Ignite Dataset allows using these two aspects of distributed neural network training (using TensorFlow) and Apache Ignite partitioning. Ignite Dataset is a computation graph operation that can be performed on a remote worker. The remote worker can override Ignite Dataset parameters (such as host, port or part) by setting correspondent environment variables for worker process (such as IGNITE_DATASET_HOST, IGNITE_DATASET_PORT or IGNITE_DATASET_PART). Using this overriding approach, we can assign a specific partition to every worker so that one worker handles one partition and, at the same time, transparently work with single dataset.

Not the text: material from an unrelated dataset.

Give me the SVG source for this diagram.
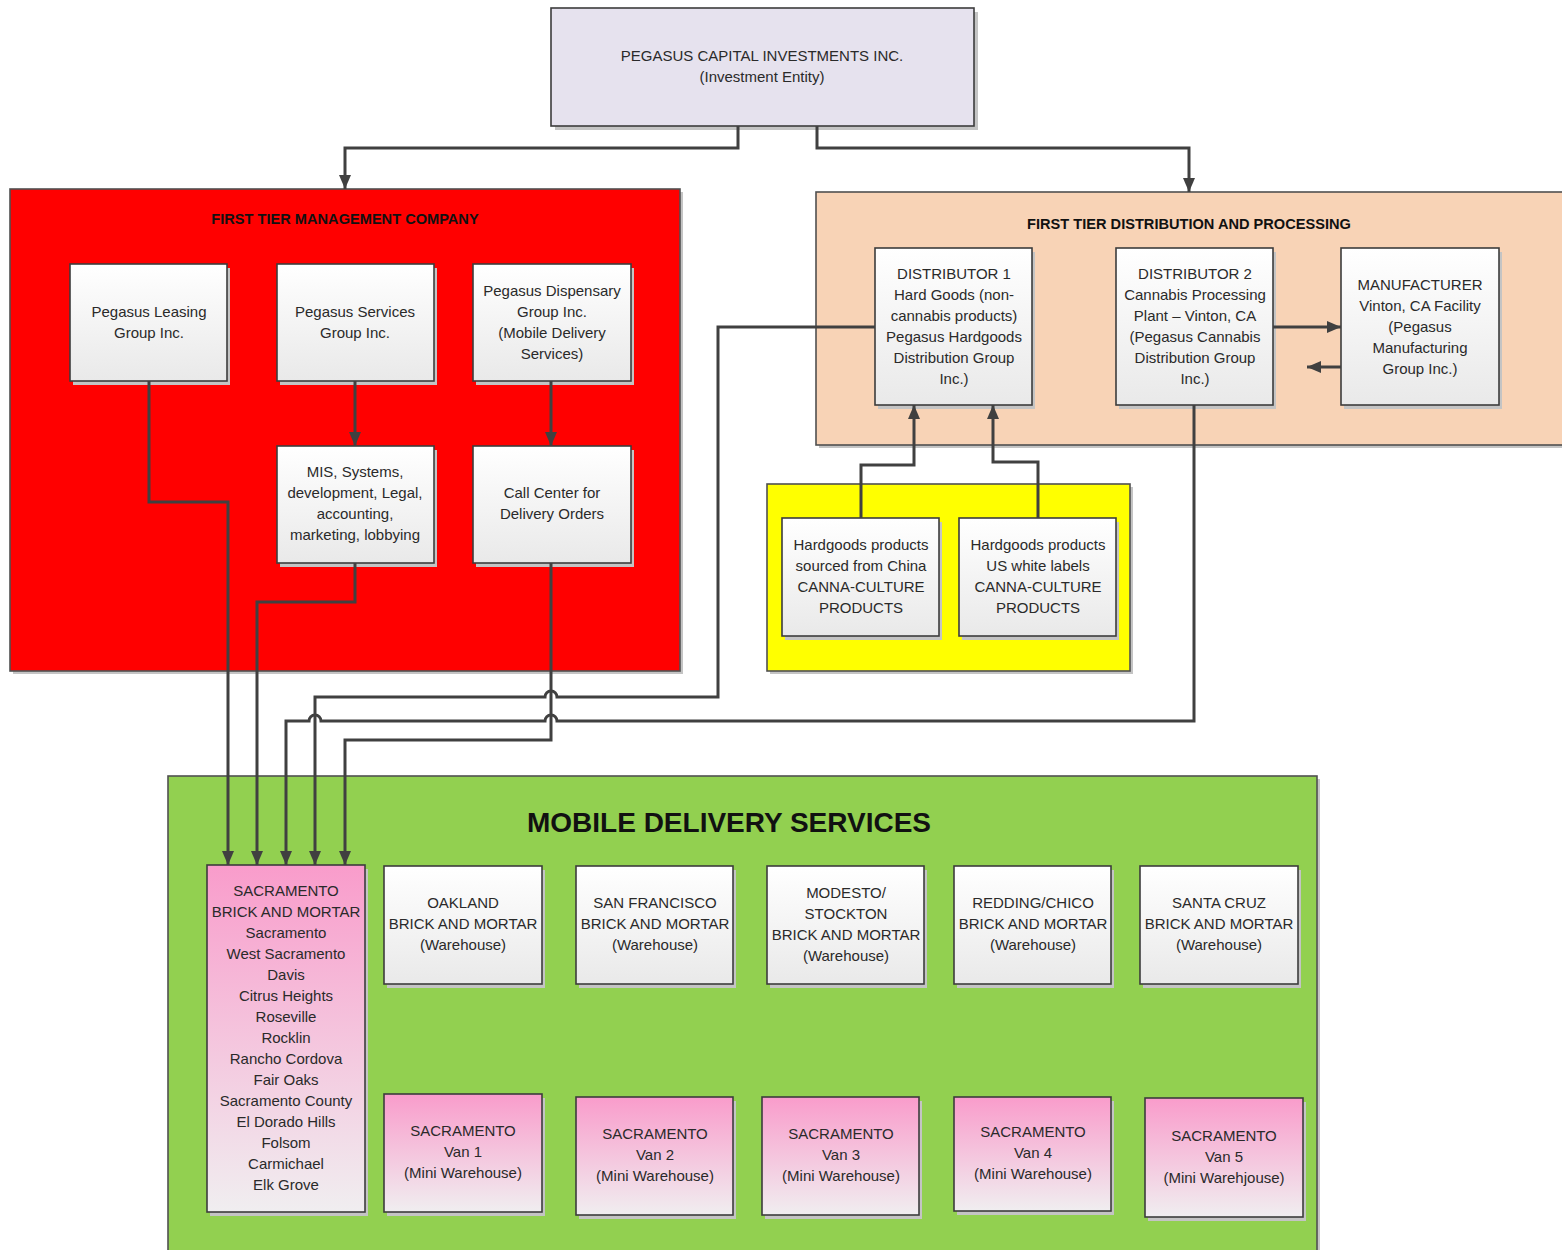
<svg xmlns="http://www.w3.org/2000/svg" width="1562" height="1250" viewBox="0 0 1562 1250">
<defs>
<linearGradient id="gw" x1="0" y1="0" x2="0" y2="1"><stop offset="0" stop-color="#ffffff"/><stop offset="1" stop-color="#e9e9e9"/></linearGradient>
<linearGradient id="gp" x1="0" y1="0" x2="0" y2="1"><stop offset="0" stop-color="#f99ccb"/><stop offset="1" stop-color="#f0eef0"/></linearGradient>
<marker id="ah" viewBox="0 0 14 12" refX="14" refY="6" markerWidth="14" markerHeight="12" markerUnits="userSpaceOnUse" orient="auto"><path d="M0,0 L14,6 L0,12 z" fill="#404040"/></marker>
<style>
.node{fill:url(#gw);stroke:#3c3c3c;stroke-width:1.6}
.pink{fill:url(#gp);stroke:#3c3c3c;stroke-width:1.6}
.sh{fill:#c4c4c4}
.grp{stroke:#505050;stroke-width:1.6}
.t{font-family:"Liberation Sans",Arial,sans-serif;font-size:15px;fill:#2a2a2a;text-anchor:middle}
.h{font-family:"Liberation Sans",Arial,sans-serif;font-size:14.6px;font-weight:bold;fill:#111;text-anchor:middle}
.conn{fill:none;stroke:#404040;stroke-width:3}
.arr{marker-end:url(#ah)}
</style>
</defs>

<g id="groups">
<rect x="13" y="192" width="670" height="482" class="sh"/>
<rect x="10" y="189" width="670" height="482" fill="#ff0000" class="grp"/>
<text x="345" y="224" class="h">FIRST TIER MANAGEMENT COMPANY</text>
<rect x="819" y="195" width="750" height="253" class="sh"/>
<rect x="816" y="192" width="750" height="253" fill="#f8d3b6" class="grp"/>
<text x="1189" y="229" class="h">FIRST TIER DISTRIBUTION AND PROCESSING</text>
<rect x="770" y="487" width="363" height="187" class="sh"/>
<rect x="767" y="484" width="363" height="187" fill="#ffff00" class="grp"/>
<rect x="171" y="779" width="1149" height="480" class="sh"/>
<rect x="168" y="776" width="1149" height="480" fill="#92d050" class="grp"/>
<text x="729" y="832" class="h" style="font-size:28px">MOBILE DELIVERY SERVICES</text>
</g>

<g id="pegasus-capital">
<rect x="555" y="12" width="423" height="118" class="sh"/>
<rect x="551" y="8" width="423" height="118" fill="#e6e2ee" stroke="#3c3c3c" stroke-width="1.6"/>
<text x="762" y="61" class="t">PEGASUS CAPITAL INVESTMENTS INC.</text>
<text x="762" y="82" class="t">(Investment Entity)</text>
</g>

<g id="leasing">
<rect x="73" y="268" width="157" height="117" class="sh"/>
<rect x="70" y="264" width="157" height="117" class="node"/>
<text x="149" y="317" class="t">Pegasus Leasing</text>
<text x="149" y="338" class="t">Group Inc.</text>
</g>
<g id="services">
<rect x="280" y="268" width="157" height="117" class="sh"/>
<rect x="277" y="264" width="157" height="117" class="node"/>
<text x="355" y="317" class="t">Pegasus Services</text>
<text x="355" y="338" class="t">Group Inc.</text>
</g>
<g id="dispensary">
<rect x="476" y="268" width="158" height="117" class="sh"/>
<rect x="473" y="264" width="158" height="117" class="node"/>
<text x="552" y="296" class="t">Pegasus Dispensary</text>
<text x="552" y="317" class="t">Group Inc.</text>
<text x="552" y="338" class="t">(Mobile Delivery</text>
<text x="552" y="359" class="t">Services)</text>
</g>
<g id="mis">
<rect x="280" y="450" width="157" height="117" class="sh"/>
<rect x="277" y="446" width="157" height="117" class="node"/>
<text x="355" y="477" class="t">MIS, Systems,</text>
<text x="355" y="498" class="t">development, Legal,</text>
<text x="355" y="519" class="t">accounting,</text>
<text x="355" y="540" class="t">marketing, lobbying</text>
</g>
<g id="callcenter">
<rect x="476" y="450" width="158" height="117" class="sh"/>
<rect x="473" y="446" width="158" height="117" class="node"/>
<text x="552" y="498" class="t">Call Center for</text>
<text x="552" y="519" class="t">Delivery Orders</text>
</g>

<g id="distributor1">
<rect x="878" y="252" width="157" height="157" class="sh"/>
<rect x="875" y="248" width="157" height="157" class="node"/>
<text x="954" y="279" class="t">DISTRIBUTOR 1</text>
<text x="954" y="300" class="t">Hard Goods (non-</text>
<text x="954" y="321" class="t">cannabis products)</text>
<text x="954" y="342" class="t">Pegasus Hardgoods</text>
<text x="954" y="363" class="t">Distribution Group</text>
<text x="954" y="384" class="t">Inc.)</text>
</g>
<g id="distributor2">
<rect x="1119" y="252" width="157" height="157" class="sh"/>
<rect x="1116" y="248" width="157" height="157" class="node"/>
<text x="1195" y="279" class="t">DISTRIBUTOR 2</text>
<text x="1195" y="300" class="t">Cannabis Processing</text>
<text x="1195" y="321" class="t">Plant – Vinton, CA</text>
<text x="1195" y="342" class="t">(Pegasus Cannabis</text>
<text x="1195" y="363" class="t">Distribution Group</text>
<text x="1195" y="384" class="t">Inc.)</text>
</g>
<g id="manufacturer">
<rect x="1344" y="252" width="158" height="157" class="sh"/>
<rect x="1341" y="248" width="158" height="157" class="node"/>
<text x="1420" y="290" class="t">MANUFACTURER</text>
<text x="1420" y="311" class="t">Vinton, CA Facility</text>
<text x="1420" y="332" class="t">(Pegasus</text>
<text x="1420" y="353" class="t">Manufacturing</text>
<text x="1420" y="374" class="t">Group Inc.)</text>
</g>

<g id="hardgoods-china">
<rect x="785" y="522" width="157" height="118" class="sh"/>
<rect x="782" y="518" width="157" height="118" class="node"/>
<text x="861" y="550" class="t">Hardgoods products</text>
<text x="861" y="571" class="t">sourced from China</text>
<text x="861" y="592" class="t">CANNA-CULTURE</text>
<text x="861" y="613" class="t">PRODUCTS</text>
</g>
<g id="hardgoods-us">
<rect x="962" y="522" width="157" height="118" class="sh"/>
<rect x="959" y="518" width="157" height="118" class="node"/>
<text x="1038" y="550" class="t">Hardgoods products</text>
<text x="1038" y="571" class="t">US white labels</text>
<text x="1038" y="592" class="t">CANNA-CULTURE</text>
<text x="1038" y="613" class="t">PRODUCTS</text>
</g>

<g id="sacramento-bm">
<rect x="210" y="869" width="158" height="347" class="sh"/>
<rect x="207" y="865" width="158" height="347" class="pink"/>
<text x="286" y="896" class="t">SACRAMENTO</text>
<text x="286" y="917" class="t">BRICK AND MORTAR</text>
<text x="286" y="938" class="t">Sacramento</text>
<text x="286" y="959" class="t">West Sacramento</text>
<text x="286" y="980" class="t">Davis</text>
<text x="286" y="1001" class="t">Citrus Heights</text>
<text x="286" y="1022" class="t">Roseville</text>
<text x="286" y="1043" class="t">Rocklin</text>
<text x="286" y="1064" class="t">Rancho Cordova</text>
<text x="286" y="1085" class="t">Fair Oaks</text>
<text x="286" y="1106" class="t">Sacramento County</text>
<text x="286" y="1127" class="t">El Dorado Hills</text>
<text x="286" y="1148" class="t">Folsom</text>
<text x="286" y="1169" class="t">Carmichael</text>
<text x="286" y="1190" class="t">Elk Grove</text>
</g>
<g id="oakland">
<rect x="387" y="870" width="158" height="118" class="sh"/>
<rect x="384" y="866" width="158" height="118" class="node"/>
<text x="463" y="908" class="t">OAKLAND</text>
<text x="463" y="929" class="t">BRICK AND MORTAR</text>
<text x="463" y="950" class="t">(Warehouse)</text>
</g>
<g id="sanfrancisco">
<rect x="579" y="870" width="157" height="118" class="sh"/>
<rect x="576" y="866" width="157" height="118" class="node"/>
<text x="655" y="908" class="t">SAN FRANCISCO</text>
<text x="655" y="929" class="t">BRICK AND MORTAR</text>
<text x="655" y="950" class="t">(Warehouse)</text>
</g>
<g id="modesto">
<rect x="770" y="870" width="157" height="118" class="sh"/>
<rect x="767" y="866" width="157" height="118" class="node"/>
<text x="846" y="898" class="t">MODESTO/</text>
<text x="846" y="919" class="t">STOCKTON</text>
<text x="846" y="940" class="t">BRICK AND MORTAR</text>
<text x="846" y="961" class="t">(Warehouse)</text>
</g>
<g id="redding">
<rect x="957" y="870" width="157" height="118" class="sh"/>
<rect x="954" y="866" width="157" height="118" class="node"/>
<text x="1033" y="908" class="t">REDDING/CHICO</text>
<text x="1033" y="929" class="t">BRICK AND MORTAR</text>
<text x="1033" y="950" class="t">(Warehouse)</text>
</g>
<g id="santacruz">
<rect x="1143" y="870" width="158" height="118" class="sh"/>
<rect x="1140" y="866" width="158" height="118" class="node"/>
<text x="1219" y="908" class="t">SANTA CRUZ</text>
<text x="1219" y="929" class="t">BRICK AND MORTAR</text>
<text x="1219" y="950" class="t">(Warehouse)</text>
</g>

<g id="van1">
<rect x="387" y="1098" width="158" height="118" class="sh"/>
<rect x="384" y="1094" width="158" height="118" class="pink"/>
<text x="463" y="1136" class="t">SACRAMENTO</text>
<text x="463" y="1157" class="t">Van 1</text>
<text x="463" y="1178" class="t">(Mini Warehouse)</text>
</g>
<g id="van2">
<rect x="579" y="1101" width="157" height="118" class="sh"/>
<rect x="576" y="1097" width="157" height="118" class="pink"/>
<text x="655" y="1139" class="t">SACRAMENTO</text>
<text x="655" y="1160" class="t">Van 2</text>
<text x="655" y="1181" class="t">(Mini Warehouse)</text>
</g>
<g id="van3">
<rect x="765" y="1101" width="157" height="118" class="sh"/>
<rect x="762" y="1097" width="157" height="118" class="pink"/>
<text x="841" y="1139" class="t">SACRAMENTO</text>
<text x="841" y="1160" class="t">Van 3</text>
<text x="841" y="1181" class="t">(Mini Warehouse)</text>
</g>
<g id="van4">
<rect x="957" y="1101" width="157" height="114" class="sh"/>
<rect x="954" y="1097" width="157" height="114" class="pink"/>
<text x="1033" y="1137" class="t">SACRAMENTO</text>
<text x="1033" y="1158" class="t">Van 4</text>
<text x="1033" y="1179" class="t">(Mini Warehouse)</text>
</g>
<g id="van5">
<rect x="1148" y="1102" width="158" height="119" class="sh"/>
<rect x="1145" y="1098" width="158" height="119" class="pink"/>
<text x="1224" y="1141" class="t">SACRAMENTO</text>
<text x="1224" y="1162" class="t">Van 5</text>
<text x="1224" y="1183" class="t">(Mini Warehjouse)</text>
</g>

<g id="connectors">
<path class="conn arr" d="M738,126 V148 H345 V189"/>
<path class="conn arr" d="M817,126 V148 H1189 V192"/>
<path class="conn arr" d="M355,381 V446"/>
<path class="conn arr" d="M551,381 V446"/>
<path class="conn arr" d="M1273,327 H1341"/>
<path class="conn arr" d="M1341,367 H1307"/>
<path class="conn arr" d="M861,518 V465 H914 V405"/>
<path class="conn arr" d="M1038,518 V462 H993 V405"/>
<path class="conn arr" d="M149,381 V502 H228 V865"/>
<path class="conn arr" d="M355,563 V602 H257 V865"/>
<path class="conn arr" d="M551,563 V740 H345 V865"/>
<path class="conn arr" d="M875,327 H718 V697 H557 A6,6 0 0 0 545,697 H315 V865"/>
<path class="conn arr" d="M1194,405 V721 H557 A6,6 0 0 0 545,721 H321 A6,6 0 0 0 309,721 H286 V865"/>
</g>
</svg>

>>> import tensorflow as tf
>>> from tensorflow.contrib.ignite import IgniteDataset
>>>
>>> dataset = IgniteDataset("IMAGES")
>>>
>>> # Compute gradients locally on every worker node.
>>> gradients = []
>>> for i in range(5):
>>>     with tf.device("/job:WORKER/task:%d" % i):
>>>         device_iterator = tf.compat.v1.data.make_one_shot_iterator(dataset)
>>>         device_next_obj = device_iterator.get_next()
>>>         gradient = compute_gradient(device_next_obj)
>>>         gradients.append(gradient)
>>>
>>> # Aggregate them on master node.
>>> result_gradient = tf.reduce_sum(gradients)
>>>
>>> with tf.Session("grpc://localhost:10000") as sess:
>>>     print(sess.run(result_gradient))

High-level TensorFlow API for distributed training is supported as well.

Distributed File System

In addition to database functionality Apache Ignite provides a distributed file system called IGFS. IGFS delivers a similar functionality to Hadoop HDFS, but only in-memory. In fact, in addition to its own APIs, IGFS implements Hadoop FileSystem API and can be transparently plugged into Hadoop or Spark deployments. This contrib package contains an integration between IGFS and TensorFlow. The integration is based on custom filesystem plugin from TensorFlow side and IGFS Native API from Apache Ignite side. It has numerous uses, for example:

Checkpoints of state can be saved to IGFS for reliability and fault-tolerance.
Training processes communicate with TensorBoard by writing event files to a directory, which TensorBoard watches. IGFS allows this communication to work even when TensorBoard runs in a different process or machine.

SSL Connection

Apache Ignite allows to protect data transfer channels by SSL and authentication. Ignite Dataset supports both SSL connection with and without authentication. For more information, please refer to the Apache Ignite SSL/TLS documentation.

>>> import tensorflow as tf
>>> from tensorflow.contrib.ignite import IgniteDataset
>>> tf.enable_eager_execution()
>>>
>>> dataset = IgniteDataset(cache_name="IMAGES",
                            certfile="client.pem",
                            cert_password="password",
                            username="ignite",
                            password="ignite")

Windows Support

Ignite Dataset is fully compatible with Windows. You can use it as part of TensorFlow on your Windows workstation as well as on Linux/MacOS systems.

Try it out

Following examples will help you to easily start working with this module.

Ignite Dataset

The simplest way to try Ignite Dataset is to run a Docker container with Apache Ignite and loaded MNIST data and after start interrupt with it using Ignite Dataset. Such container is available on Docker Hub: dmitrievanthony/ignite-with-mnist. You need to start this container on your machine:

docker run -it -p 10800:10800 dmitrievanthony/ignite-with-mnist

After that you will be able to work with it following way:

ignite-dataset-mnist

IGFS

The simplest way to try IGFS with TensorFlow is to run Docker container with Apache Ignite and enabled IGFS and then interrupt with it using TensorFlow tf.gfile. Such container is available on Docker Hub: dmitrievanthony/ignite-with-igfs. You need to start this container on your machine:

docker run -it -p 10500:10500 dmitrievanthony/ignite-with-igfs

After that you will be able to work with it following way:

>>> import tensorflow as tf
>>> import tensorflow.contrib.ignite.python.ops.igfs_ops
>>>
>>> with tf.gfile.Open("igfs:///hello.txt", mode='w') as w:
>>>   w.write("Hello, world!")
>>>
>>> with tf.gfile.Open("igfs:///hello.txt", mode='r') as r:
>>>   print(r.read())

Hello, world!

Limitations

Presently, Ignite Dataset works with assumption that all objects in the cache have the same structure (homogeneous objects) and the cache contains at least one object. Another limitation concerns structured objects, Ignite Dataset does not support UUID, Maps and Object arrays that might be parts of an object structure.